What Would You Do If You Encountered Hate?

“He who can restrain the members of his household from committing a sin but does not will be held responsible for his household. If he can restrain the people of his city, he will be held responsible for the people of his city. If he can restrain the whole world – all of it – he will be held responsible for the whole world, all of it.” (Talmud Shabbat 54b)

It’s simple. Because we live in a community, because we share life with others, we each bear a responsibility for making our community a better place, a place of goodness, a place where the dignity of all people is upheld and honored, a place that is free from intolerance and hatred. The Talmud passage quoted above says even more than that. It says that if we can stop an act of evil, if we can do something to thwart an act that is morally wrong, if we can prevent someone from expressing hatred or intolerance, and we don’t act, then we are responsible for the consequences of that evil.

The Talmudic passage above is a comment on a verse in this week’s Torah portion:

“You shall not hate your kinsfolk in your heart. You shall surely reprove your fellow but incur no guilt because of him.” (Leviticus 19:17)

The Torah instructs us to “reprove our fellow,” to correct bad behavior when we see it. Some of the commentaries on the verse say that we must do this under all circumstances, even if we find it uncomfortable or awkward or even if we are risking making the other person feel bad or embarrassed. Other commentaries suggest that the second part of the verse— ‘incur no guilt because of him’—teaches us that when rebuking someone for an error they committed we must uphold their dignity and prevent them (not the one doing the rebuking) from feeling guilty. Still others suggest that we cannot meaningfully rebuke someone with whom we are not friendly. A rebuke that is the product of love is more effective.

Of course, it requires judgement to know when, and if, to rebuke someone or correct their behavior. Certainly the Torah isn’t calling on us to rebuke someone for doing something we don’t happen to like or find personally annoying. The verse instead seems to focus on breaches of proper behavior between people, such as insults and expressions of disrespect, ethical lapses, and moral infractions that offend society’s values.

The Torah’s urging to reprove someone who is doing something wrong, and the Talmud’s statement that if we don’t do something about bad behavior then we are responsible for its consequences, were put to the test in our community in recent days. Two children from South Orange Middle School posted on Instagram, an online social media site, a collage of hateful images– a swastika surrounded by Stars of David, symbols of the Soviet Union, raised middle fingers and a photo of the collapse of the World Trade Center, set against a background of the rainbow flag, as well as two students standing on a porch, looking into the distance, with a caption that said “views from the schwitz,” likely a reference to Auschwitz.
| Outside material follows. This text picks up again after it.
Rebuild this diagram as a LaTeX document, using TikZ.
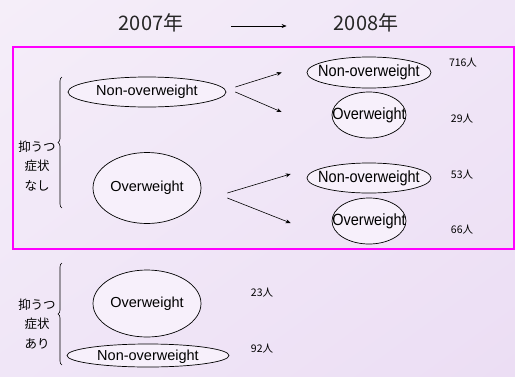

What was perhaps most disturbing about this incident was the fact that the posts received 90 “likes,” which could be interpreted as anything from an endorsement of the message to a desire to conform to whatever a group is doing even if the group is doing something offensive or wrong.

To be clear, the school administration quickly responded to the incident by meeting with the children and their families. As I wrote to you a couple of days ago, a meeting attended by the Rabbis of South Orange and other clergy, a representative of the New Jersey chapter of the ADL, Principal Irby and school officials, district officials and social workers, was also held this week to discuss how our community should respond to such hateful gestures. What emerged from the meeting was that, while there were some threads of anti-Semitism in the posts and other expressions made offline to Jewish children, the boys who posted and the families they come from are certainly not hardcore anti-Semites or White Supremacists.

Of greater concern is that almost nobody was willing to confront the boys who posted hateful messages online. Students were not willing to reject the expression of hate and intolerance. They could have posted comments of opposition online or could have spoken out against what they read on Instagram. Perhaps that didn’t happen because children are often more concerned about fitting in and social acceptance. Even some parents wanted their children to stay out of the fray for fear they would be caught up in something ugly. We live in a community that prides itself in its diversity, tolerance and harmony. But there is some reason to believe that we still have problems to solve and divisions to overcome.

It takes courage to stand up, sometimes alone, against hate and intolerance. But the Talmud and our tradition teaches us that the fate of our community, and our world, may rest on our willingness to “rebuke our fellow,” to stand up even if we feel it’s unpopular or awkward to do so, for what is right and true.